Pensi che Fabregas possa riproporre il bel calcio visto nella scorsa trionfale stagione di B, anche sul palcoscenico della Serie A?
"Credo proprio di sì, lui è stato un calciatore di livello mondiale calcando palcoscenici importantissimi. Da allenatore ha già vinto un campionato di Serie B e sono sicuro che anche in A farà benissimo grazie alle sue idee di calcio".
Tutti concordano giustamente che l'obiettivo primario debba essere la salvezza quest'anno: entro quanto tempo il Como potrà puntare a salire di step, secondo te?
"Per me negli anni a venire con questa attuale società, così solida, si potrà ambire ad obiettivi sempre più importanti".
Ti rivedi, nel tuo ruolo, in qualche giocatore presente nella rosa del Como di oggi?
"Sinceramente faccio fatica a rivedermi in qualcuno di loro, anche perché erano due squadre totalmente differenti quelle con cui ho giocato in Lega Pro e l'attuale".
Antonio, tu hai lasciato Como nell'estate 2014: come è proseguita successivamente la tua carriera e oggi di cosa ti occupi?
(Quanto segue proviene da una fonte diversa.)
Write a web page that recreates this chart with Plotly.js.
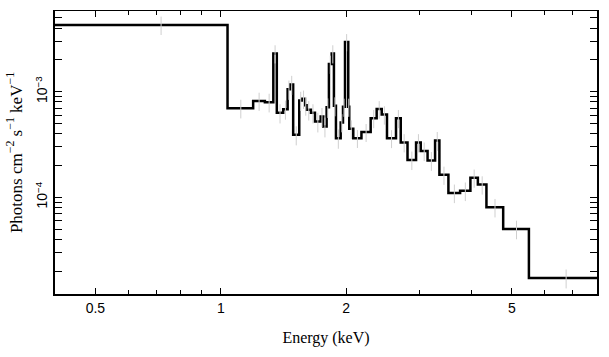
<!DOCTYPE html>
<html>
<head>
<meta charset="utf-8">
<script src="https://cdn.plot.ly/plotly-3.0.1.min.js"></script>
<style>html,body{margin:0;padding:0;background:#fff;}#chart{width:609px;height:357px;}</style>
</head>
<body>
<div id="chart"></div>
<script>
// Bin edges (keV)
const binEdges = [0.4, 1.038, 1.196, 1.276, 1.337, 1.363, 1.412, 1.447, 1.468, 1.492,
  1.543, 1.568, 1.592, 1.607, 1.646, 1.683, 1.737, 1.762, 1.795, 1.818,
  1.846, 1.869, 1.890, 1.940, 1.965, 1.987, 2.023, 2.034, 2.080, 2.176,
  2.290, 2.367, 2.434, 2.506, 2.634, 2.704, 2.807, 2.943, 3.020, 3.136,
  3.269, 3.348, 3.519, 3.754, 3.974, 4.141, 4.342, 4.763, 5.491, 8.0];
// Flux per bin (photons cm^-2 s^-1 keV^-1)
const flux = [4.29e-3, 6.98e-4, 8.18e-4, 7.96e-4, 2.30e-3, 6.30e-4, 6.83e-4, 1.056e-3, 1.172e-3, 3.90e-4,
  8.27e-4, 8.55e-4, 7.42e-4, 6.73e-4, 6.30e-4, 5.21e-4, 5.81e-4, 4.69e-4, 7.14e-4, 1.833e-3,
  2.30e-3, 7.34e-4, 3.63e-4, 5.12e-4, 7.18e-4, 2.96e-3, 7.18e-4, 4.45e-4, 3.63e-4, 4.14e-4,
  5.61e-4, 6.84e-4, 6.07e-4, 3.62e-4, 5.61e-4, 3.31e-4, 2.26e-4, 3.31e-4, 2.75e-4, 2.23e-4,
  3.45e-4, 1.63e-4, 1.10e-4, 1.15e-4, 1.53e-4, 1.32e-4, 8.04e-5, 5.00e-5, 1.72e-5];
// 1-sigma errors per bin
const fluxErr = [8.5e-4, 1.4e-4, 1.6e-4, 1.6e-4, 4.5e-4, 1.3e-4, 1.4e-4, 2.2e-4, 2.4e-4, 8e-5,
  1.7e-4, 1.7e-4, 1.5e-4, 1.4e-4, 1.3e-4, 1.1e-4, 1.2e-4, 1.0e-4, 1.5e-4, 3.6e-4,
  4.5e-4, 1.5e-4, 7.5e-5, 1.0e-4, 1.4e-4, 5.5e-4, 1.4e-4, 9e-5, 7e-5, 8e-5,
  1.1e-4, 1.3e-4, 1.2e-4, 7e-5, 1.1e-4, 6.5e-5, 4.5e-5, 6.5e-5, 5.5e-5, 4.5e-5,
  7e-5, 3.2e-5, 2.2e-5, 2.3e-5, 3e-5, 2.6e-5, 1.6e-5, 1.0e-5, 3.5e-6];
const xTickVals = [0.5, 1, 2, 5];
const xTickText = ['0.5', '1', '2', '5'];
const xMinorVals = [0.4, 0.6, 0.7, 0.8, 0.9, 3, 4, 6, 7, 8];
const yTickVals = [1e-4, 1e-3];
const yTickText = ['10<sup>\u22124</sup>', '10<sup>\u22123</sup>'];
const yMinorVals = [2e-5, 3e-5, 4e-5, 5e-5, 6e-5, 7e-5, 8e-5, 9e-5,
  2e-4, 3e-4, 4e-4, 5e-4, 6e-4, 7e-4, 8e-4, 9e-4, 2e-3, 3e-3, 4e-3, 5e-3];

const centers = flux.map((v, i) => (binEdges[i] + binEdges[i + 1]) / 2);
const stepY = flux.concat([flux[flux.length - 1]]);

const errTrace = {
  x: centers, y: flux, type: 'scatter', mode: 'markers', xaxis: 'x2',
  marker: {size: 0.1, color: 'rgba(0,0,0,0)'},
  error_y: {type: 'data', array: fluxErr, visible: true, color: '#cfcfcf', thickness: 1, width: 0},
  hoverinfo: 'skip', showlegend: false
};
const stepTrace = {
  x: binEdges, y: stepY, type: 'scatter', mode: 'lines',
  line: {shape: 'hv', color: '#000', width: 2.5}, showlegend: false
};

const sans = '"Liberation Sans", Arial, sans-serif';
const serif = '"Liberation Serif", "Times New Roman", serif';
const xr = [Math.log10(0.4), Math.log10(8)];

const layout = {
  width: 609, height: 357,
  margin: {l: 55, r: 12, t: 11, b: 63},
  paper_bgcolor: '#fff', plot_bgcolor: '#fff',
  showlegend: false,
  xaxis: {
    type: 'log', range: xr, showgrid: false, zeroline: false,
    showline: true, linecolor: '#000', linewidth: 2, mirror: false,
    ticks: 'inside', ticklen: 6, tickwidth: 1, tickcolor: '#000',
    tickmode: 'array', tickvals: xTickVals, ticktext: xTickText,
    minor: {tickmode: 'array', tickvals: xMinorVals, ticks: 'inside', ticklen: 4, tickcolor: '#000', showgrid: false},
    tickfont: {family: sans, size: 14, color: '#000'},
    title: {text: 'Energy (keV)', font: {family: serif, size: 16, color: '#000'}, standoff: 17}
  },
  xaxis2: {
    type: 'log', range: xr, overlaying: 'x', side: 'top', anchor: 'y', matches: 'x',
    showgrid: false, zeroline: false, showline: true, linecolor: '#000', linewidth: 1,
    ticks: 'inside', ticklen: 6, tickwidth: 1, tickcolor: '#000',
    tickmode: 'array', tickvals: xTickVals, showticklabels: false,
    minor: {tickmode: 'array', tickvals: xMinorVals, ticks: 'inside', ticklen: 4, tickcolor: '#000', showgrid: false}
  },
  yaxis: {
    type: 'log', range: [-4.916, -2.236], showgrid: false, zeroline: false,
    showline: true, linecolor: '#000', linewidth: 2, mirror: 'allticks',
    ticks: 'inside', ticklen: 7, tickwidth: 1, tickcolor: '#000',
    tickmode: 'array', tickvals: yTickVals, ticktext: yTickText, tickangle: -90,
    minor: {tickmode: 'array', tickvals: yMinorVals, ticks: 'inside', ticklen: 4, tickcolor: '#000', showgrid: false},
    tickfont: {family: sans, size: 14, color: '#000'},
    title: {text: 'Photons cm<sup>\u22122</sup> s<sup>\u22121</sup> keV<sup>\u22121</sup>', font: {family: serif, size: 17, color: '#000'}, standoff: 6}
  }
};

Plotly.newPlot('chart', [errTrace, stepTrace], layout, {displayModeBar: false, staticPlot: true});
</script>
</body>
</html>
"Dopo Como ho continuato a girovagare per l’Italia cambiando diverse squadre di Serie C (Juve Stabia, Matera, Melfi e Sicula Leonzio, ndr), e dopo all’età di 26 anni ho deciso di cambiare vita e così oggi sono laureato in odontoiatria e svolgo felicemente la professione di dentista, seguendo con il cuore da tifoso, il nostro amato calcio".
Tornerai al Sinigaglia un giorno ? E magari facci un fischio prima …
"Sicuramente la voglia di rientrare al Sinigaglia è tanta, chiaramente non so quando perché vivendo in Basilicata non è proprio dietro l’angolo. Ma appena potrò tornerò molto volentieri".